**STATED TASK:**
Pictures are excluded. Copy exactly, and only, the lines from the one containing "Write the matplotlib code for this chart." through the one containing "from matplotlib.patches import Rectangle", both ends included.
====== EXTRACTED ENTRIES ======
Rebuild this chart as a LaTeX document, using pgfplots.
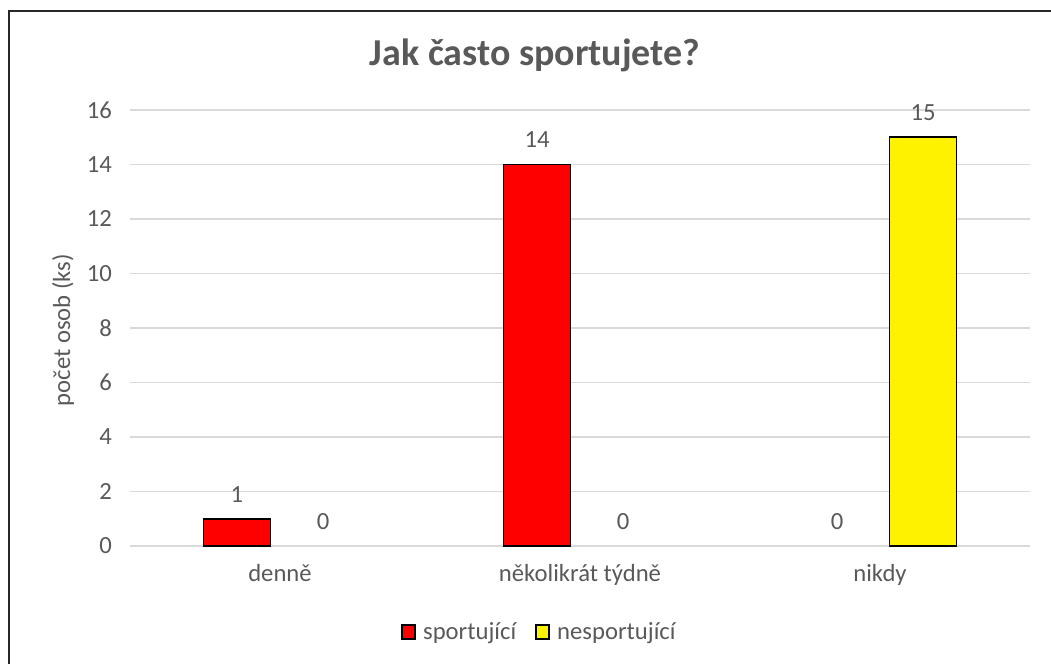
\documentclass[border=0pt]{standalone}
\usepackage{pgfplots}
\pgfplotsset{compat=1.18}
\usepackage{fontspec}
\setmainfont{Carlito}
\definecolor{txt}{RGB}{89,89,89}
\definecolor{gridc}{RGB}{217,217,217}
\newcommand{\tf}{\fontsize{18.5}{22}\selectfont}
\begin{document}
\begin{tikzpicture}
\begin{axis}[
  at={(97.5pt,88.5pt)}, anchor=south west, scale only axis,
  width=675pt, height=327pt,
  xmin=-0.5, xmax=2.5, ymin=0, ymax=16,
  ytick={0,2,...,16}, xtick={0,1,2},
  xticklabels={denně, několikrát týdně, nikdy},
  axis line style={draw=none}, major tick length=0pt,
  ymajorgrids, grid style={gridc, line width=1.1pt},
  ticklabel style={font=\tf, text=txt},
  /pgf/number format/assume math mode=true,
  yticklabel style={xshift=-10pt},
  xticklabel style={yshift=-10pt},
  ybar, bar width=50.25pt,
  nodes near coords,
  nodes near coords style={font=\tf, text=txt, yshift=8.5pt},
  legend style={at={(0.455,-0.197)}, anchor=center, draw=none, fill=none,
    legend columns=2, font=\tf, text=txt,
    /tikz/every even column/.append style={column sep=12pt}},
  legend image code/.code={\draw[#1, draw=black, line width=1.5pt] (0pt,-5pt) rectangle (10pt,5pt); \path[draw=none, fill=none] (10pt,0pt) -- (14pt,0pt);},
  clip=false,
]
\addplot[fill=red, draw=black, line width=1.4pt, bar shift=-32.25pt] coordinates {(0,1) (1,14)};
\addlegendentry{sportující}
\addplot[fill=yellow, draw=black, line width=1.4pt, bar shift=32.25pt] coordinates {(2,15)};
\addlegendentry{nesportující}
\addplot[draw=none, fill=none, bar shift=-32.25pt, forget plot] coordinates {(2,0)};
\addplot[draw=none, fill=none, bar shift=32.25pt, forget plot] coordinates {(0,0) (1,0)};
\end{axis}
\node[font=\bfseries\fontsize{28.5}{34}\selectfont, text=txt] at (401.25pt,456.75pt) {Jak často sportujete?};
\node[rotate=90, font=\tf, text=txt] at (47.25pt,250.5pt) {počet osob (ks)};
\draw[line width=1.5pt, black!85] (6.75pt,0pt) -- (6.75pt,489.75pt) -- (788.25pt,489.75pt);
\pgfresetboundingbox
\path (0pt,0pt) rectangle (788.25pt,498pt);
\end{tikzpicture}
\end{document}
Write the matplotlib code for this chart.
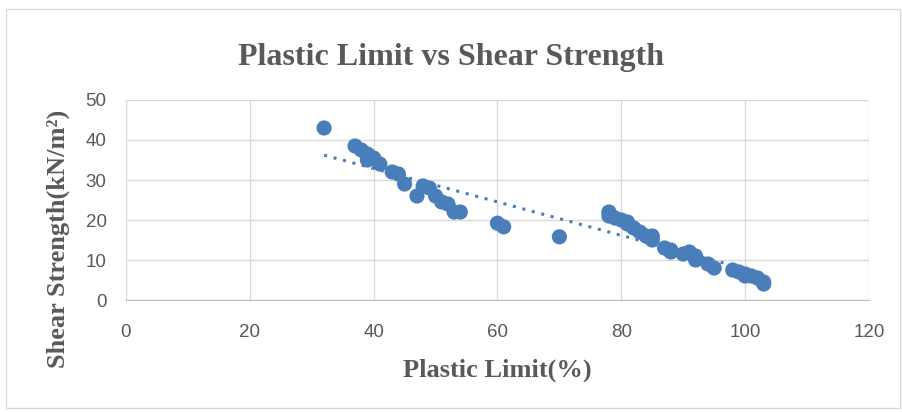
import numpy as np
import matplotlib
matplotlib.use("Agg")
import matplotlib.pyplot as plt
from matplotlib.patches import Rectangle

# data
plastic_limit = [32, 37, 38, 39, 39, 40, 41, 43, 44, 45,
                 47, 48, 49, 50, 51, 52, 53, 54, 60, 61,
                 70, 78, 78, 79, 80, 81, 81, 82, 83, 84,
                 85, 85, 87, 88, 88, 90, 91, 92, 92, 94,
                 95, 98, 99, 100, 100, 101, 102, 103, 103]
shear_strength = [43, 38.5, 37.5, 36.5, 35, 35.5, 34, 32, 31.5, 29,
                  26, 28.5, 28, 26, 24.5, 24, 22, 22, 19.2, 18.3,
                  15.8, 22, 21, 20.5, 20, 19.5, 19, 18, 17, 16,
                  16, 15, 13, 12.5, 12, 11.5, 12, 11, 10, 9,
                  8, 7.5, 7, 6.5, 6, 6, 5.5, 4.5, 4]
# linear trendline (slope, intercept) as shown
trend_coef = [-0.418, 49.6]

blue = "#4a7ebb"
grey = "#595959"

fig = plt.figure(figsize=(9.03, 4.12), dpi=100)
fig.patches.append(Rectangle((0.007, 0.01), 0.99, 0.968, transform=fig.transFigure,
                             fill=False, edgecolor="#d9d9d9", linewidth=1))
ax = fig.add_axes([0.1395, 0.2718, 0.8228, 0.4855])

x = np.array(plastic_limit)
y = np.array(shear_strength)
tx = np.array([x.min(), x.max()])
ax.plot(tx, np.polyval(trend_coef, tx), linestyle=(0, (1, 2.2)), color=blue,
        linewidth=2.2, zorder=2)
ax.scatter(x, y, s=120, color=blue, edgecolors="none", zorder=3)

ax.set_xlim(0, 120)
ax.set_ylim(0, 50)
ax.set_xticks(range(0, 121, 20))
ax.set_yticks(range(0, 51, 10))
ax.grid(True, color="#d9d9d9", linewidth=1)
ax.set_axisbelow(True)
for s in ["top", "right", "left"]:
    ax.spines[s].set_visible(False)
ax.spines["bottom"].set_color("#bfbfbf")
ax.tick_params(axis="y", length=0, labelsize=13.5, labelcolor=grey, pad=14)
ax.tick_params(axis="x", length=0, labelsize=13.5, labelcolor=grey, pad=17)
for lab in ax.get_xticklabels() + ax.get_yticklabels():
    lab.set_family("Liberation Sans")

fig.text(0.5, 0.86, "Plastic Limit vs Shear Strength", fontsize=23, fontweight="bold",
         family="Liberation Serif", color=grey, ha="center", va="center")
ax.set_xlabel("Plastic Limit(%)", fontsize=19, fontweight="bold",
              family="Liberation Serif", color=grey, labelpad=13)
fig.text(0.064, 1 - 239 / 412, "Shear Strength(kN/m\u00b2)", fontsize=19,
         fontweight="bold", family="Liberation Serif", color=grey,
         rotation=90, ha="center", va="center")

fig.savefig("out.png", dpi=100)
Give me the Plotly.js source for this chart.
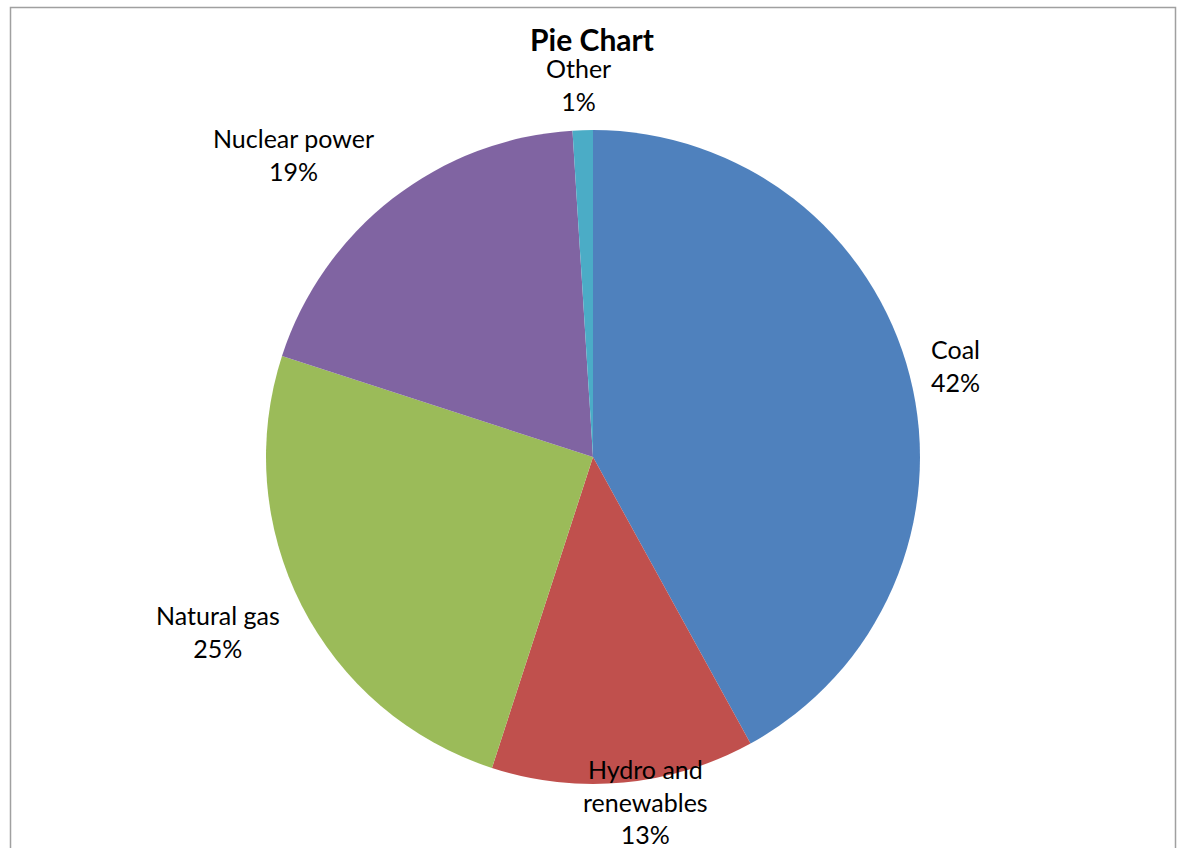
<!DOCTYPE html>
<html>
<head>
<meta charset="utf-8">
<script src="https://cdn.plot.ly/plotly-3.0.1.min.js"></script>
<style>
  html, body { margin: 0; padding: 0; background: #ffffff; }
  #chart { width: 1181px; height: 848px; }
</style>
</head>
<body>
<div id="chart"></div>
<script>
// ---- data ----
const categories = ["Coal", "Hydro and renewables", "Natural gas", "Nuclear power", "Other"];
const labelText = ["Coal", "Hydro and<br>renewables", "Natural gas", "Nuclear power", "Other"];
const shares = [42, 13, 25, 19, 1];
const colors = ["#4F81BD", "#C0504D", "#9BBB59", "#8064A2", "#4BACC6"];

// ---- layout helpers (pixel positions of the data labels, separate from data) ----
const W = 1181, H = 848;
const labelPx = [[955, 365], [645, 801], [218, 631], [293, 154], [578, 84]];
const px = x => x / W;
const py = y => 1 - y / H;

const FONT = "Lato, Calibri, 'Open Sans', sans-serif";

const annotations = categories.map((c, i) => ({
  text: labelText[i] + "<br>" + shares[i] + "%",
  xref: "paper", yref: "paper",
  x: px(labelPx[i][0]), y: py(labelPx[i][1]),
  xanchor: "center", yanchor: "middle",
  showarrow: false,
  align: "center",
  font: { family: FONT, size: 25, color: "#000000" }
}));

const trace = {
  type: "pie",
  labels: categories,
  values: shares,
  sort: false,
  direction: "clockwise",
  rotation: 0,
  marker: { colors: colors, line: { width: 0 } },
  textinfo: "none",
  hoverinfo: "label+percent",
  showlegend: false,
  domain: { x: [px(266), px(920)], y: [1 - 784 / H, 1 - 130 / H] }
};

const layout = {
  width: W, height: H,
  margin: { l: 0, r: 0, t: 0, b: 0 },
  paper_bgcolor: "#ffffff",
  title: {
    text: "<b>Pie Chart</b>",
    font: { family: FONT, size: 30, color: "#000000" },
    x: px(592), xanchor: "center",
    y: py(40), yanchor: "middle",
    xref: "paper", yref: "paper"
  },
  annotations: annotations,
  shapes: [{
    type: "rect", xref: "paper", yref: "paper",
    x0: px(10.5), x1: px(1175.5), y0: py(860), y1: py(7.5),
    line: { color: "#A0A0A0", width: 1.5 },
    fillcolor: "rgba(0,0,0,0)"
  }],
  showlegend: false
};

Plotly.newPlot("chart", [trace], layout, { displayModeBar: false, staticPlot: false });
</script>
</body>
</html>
======
**THE REPLY:**
Write the matplotlib code for this chart.
import numpy as np
import matplotlib
matplotlib.use("Agg")
import matplotlib.pyplot as plt
from matplotlib.patches import Rectangle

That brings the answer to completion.